Tuesday, November 19, 2013

Normal

Tonight was Spirit Night at Spring Creek for my kids' school. They finally scheduled it on a night we could go so we chose to participate. We saw many teachers the kids knew and they were all excited (kind of funny coming from kids who more often complain about school or at least the work involved than are excited about it.) One of the teachers came by to offer us yummy hot rolls and took a minute to converse with the kids. She innocently started comparing the kids to each other and started to discuss which of us (B.J. or I) the kids looked like.  We kind of smiled at each other and let her continue. None of the kids or us felt the need to offer an explanation and for the first time I felt like we were a normal family. One that doesn't need an excuse or explanation to describe our struggles or the public opinion of us. We just naturally are a family that belong together.   That were placed together by an almighty God that knows exactly what he is doing.

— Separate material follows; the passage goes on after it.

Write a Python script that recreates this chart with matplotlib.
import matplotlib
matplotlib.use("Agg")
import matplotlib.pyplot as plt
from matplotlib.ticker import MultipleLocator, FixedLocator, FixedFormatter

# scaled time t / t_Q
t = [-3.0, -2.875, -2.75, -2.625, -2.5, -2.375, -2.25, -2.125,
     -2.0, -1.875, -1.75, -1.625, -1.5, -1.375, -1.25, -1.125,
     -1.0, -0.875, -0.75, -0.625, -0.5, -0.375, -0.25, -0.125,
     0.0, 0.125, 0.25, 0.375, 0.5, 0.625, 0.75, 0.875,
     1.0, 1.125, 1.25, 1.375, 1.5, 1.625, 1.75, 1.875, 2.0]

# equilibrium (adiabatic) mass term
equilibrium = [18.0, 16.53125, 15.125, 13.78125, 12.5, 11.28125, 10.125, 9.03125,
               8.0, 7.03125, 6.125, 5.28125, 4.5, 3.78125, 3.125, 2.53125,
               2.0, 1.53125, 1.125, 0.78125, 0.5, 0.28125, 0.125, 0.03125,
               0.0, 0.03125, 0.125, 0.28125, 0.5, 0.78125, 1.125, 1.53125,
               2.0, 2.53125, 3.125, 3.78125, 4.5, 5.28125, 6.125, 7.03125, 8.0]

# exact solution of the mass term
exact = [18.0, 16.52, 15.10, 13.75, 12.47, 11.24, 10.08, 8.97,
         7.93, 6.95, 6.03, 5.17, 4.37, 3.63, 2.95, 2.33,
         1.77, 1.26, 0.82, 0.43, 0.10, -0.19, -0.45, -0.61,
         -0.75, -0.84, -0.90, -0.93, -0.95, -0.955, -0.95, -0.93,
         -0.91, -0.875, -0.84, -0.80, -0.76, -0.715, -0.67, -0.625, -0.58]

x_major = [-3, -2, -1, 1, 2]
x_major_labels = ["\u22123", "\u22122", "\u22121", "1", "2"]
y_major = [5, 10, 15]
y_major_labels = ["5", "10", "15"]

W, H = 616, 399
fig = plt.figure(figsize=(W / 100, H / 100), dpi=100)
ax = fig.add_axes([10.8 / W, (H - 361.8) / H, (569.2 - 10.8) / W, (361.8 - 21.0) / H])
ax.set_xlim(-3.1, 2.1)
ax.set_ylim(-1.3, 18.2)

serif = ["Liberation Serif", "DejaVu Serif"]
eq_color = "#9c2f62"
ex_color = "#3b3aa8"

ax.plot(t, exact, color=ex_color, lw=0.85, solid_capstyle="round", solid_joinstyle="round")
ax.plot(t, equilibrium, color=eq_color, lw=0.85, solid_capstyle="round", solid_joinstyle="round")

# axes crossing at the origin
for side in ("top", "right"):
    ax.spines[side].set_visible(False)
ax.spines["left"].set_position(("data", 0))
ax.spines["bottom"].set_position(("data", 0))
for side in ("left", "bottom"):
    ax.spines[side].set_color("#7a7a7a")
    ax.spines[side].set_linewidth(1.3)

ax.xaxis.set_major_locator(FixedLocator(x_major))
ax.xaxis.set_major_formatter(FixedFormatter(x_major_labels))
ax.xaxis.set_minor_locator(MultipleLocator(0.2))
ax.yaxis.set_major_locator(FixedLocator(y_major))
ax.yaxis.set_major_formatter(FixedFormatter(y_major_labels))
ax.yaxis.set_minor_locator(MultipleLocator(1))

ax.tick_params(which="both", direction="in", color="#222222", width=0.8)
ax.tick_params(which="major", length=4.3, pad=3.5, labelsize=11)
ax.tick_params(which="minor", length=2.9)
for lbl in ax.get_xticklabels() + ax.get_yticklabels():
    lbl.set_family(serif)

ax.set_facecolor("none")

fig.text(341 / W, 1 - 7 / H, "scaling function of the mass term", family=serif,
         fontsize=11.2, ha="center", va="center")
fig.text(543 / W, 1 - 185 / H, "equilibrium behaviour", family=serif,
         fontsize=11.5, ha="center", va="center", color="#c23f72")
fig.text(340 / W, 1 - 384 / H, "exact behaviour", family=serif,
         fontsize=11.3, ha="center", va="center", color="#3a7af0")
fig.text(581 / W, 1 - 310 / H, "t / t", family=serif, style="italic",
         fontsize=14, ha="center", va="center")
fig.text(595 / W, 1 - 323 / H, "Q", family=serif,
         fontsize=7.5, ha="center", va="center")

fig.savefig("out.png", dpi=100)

I am amazed by how God has orchestrated our family and honestly want to share our story with everyone I meet to share his goodness. But the other side of the coin is that I have found myself using the whole adoption story and quick expansion of our family bit to gain sympathy or to leave myself a reason or excuse for failure, should it happen. But I have found that in giving an excuse, I am somehow rejecting my kids, isolating them from us, at least mentally instead of embracing them and defending them as I should. And that is not what I should be doing. For their sake. For God's plan to be fulfilled in us. In me. 

God has been teaching me to accept his plan and for the most part I have been walking in that. But I have held a small corner of my heart back. Kind of a plan B or an excuse. In case I failed as a mom or a spiritual leader for them. Because I was/am scared and hate to fail. But slowly those kids are helping me see that It is all gonna be okay. Not perfect according to my high expectations for myself (which really need to go anyway) but good. Perfect according to His Ways. 

As time passes there will be more and more people who don't know our story and although we will never forget the grace of God, it will be good for us to continue to grow as a normal family and to become the team God intended us to be. To support each other and love each other and live as a unit doing life together God's way. Normal with no excuses.